Hoy buscamos las ruinas de la cárcel de Sócrates
en las lindes del Ágora y pensamos en la posibilidad de recuperar
esas viejas imágenes
con extrañas máquinas para rastrear en los ayeres de la luz.
Entretanto, el sol plateaba el Egeo,
una mujer tendía la ropa mojada en una azotea
sin presentir el barco que a esa hora
a unos cuantos kilómetros de distancia
giraba lentamente por la bahía,
pequeño en lo profundo, como el barco
que un niño suelta sobre un estanque que ondula.
Pero desde la altura
la mujer y la nave eran la misma imagen
en nuestros ojos, regocijados en la tranquila contemplación,
y entre los dos vivía, atronadora la ciudad,
con leguas de casa blancas y tejas soleadas,
con bruscas callecitas que azulaban los buses sucesivos
y colinas de pinos que no diezma el otoño,
y ese arte de Dios, lleno de personas sin nombre,
sin ayer ni mañana en nuestras almas,
que cruzan y se pierden por las encrucijadas del día.
Después, en el Museo,
vimos el Poseidón de bronce que esgrime desde siempre su tridente invisible.

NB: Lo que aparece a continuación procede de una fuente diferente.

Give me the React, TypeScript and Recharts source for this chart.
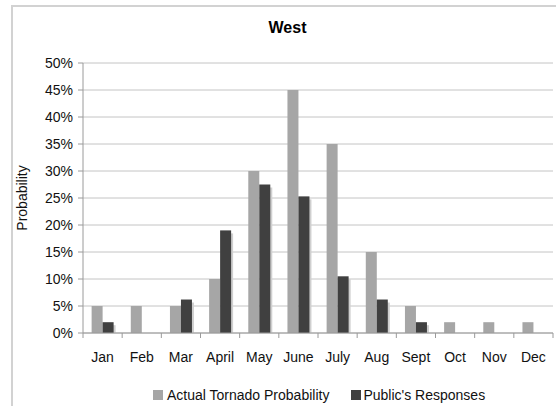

Es bello imaginar que ese titán perfecto
es el que emerge entre las olas de Virgilio
y envía hacia los montes la legión asustada de los vientos.
Ya es de noche en Atenas.
La lengua griega, insomne, bordea los surtidores rojizos
y estos campos antiguos soportan, sosegados,
todo ese mar de historia que ha vertido sobre ellos el tiempo...
La inmóvil legión de los efebos desnudos,
las losas funerarias, las ánforas pintadas,
los jóvenes caballos eternos que relinchan y saltan
en las salas oscuras,
los templos de Bizancio, los patriarcas barbados
y tantos hombres ciegos en los pasillos y en las calles
que son Edipo y cuya historia, aunque lo ignoran,
ya fue escrita en el verso.
Sentimos el rumor de las hojas quemadas del otoño
y vemos, como Heráclito, las hojas del acanto que caen
desde los capiteles de mármol.
A la sombra de sus guerreros y sus sabios,
bellos varones que cantaron su victoria y su ruina,
enciende la ciudad sobre las colinas, miríadas de luces
y resplandece el mar bajo navíos de leyenda
que van hacia otras islas,
mientras sonríen desde el fondo del tiempo
los poderosos dioses y las blancas esfinges.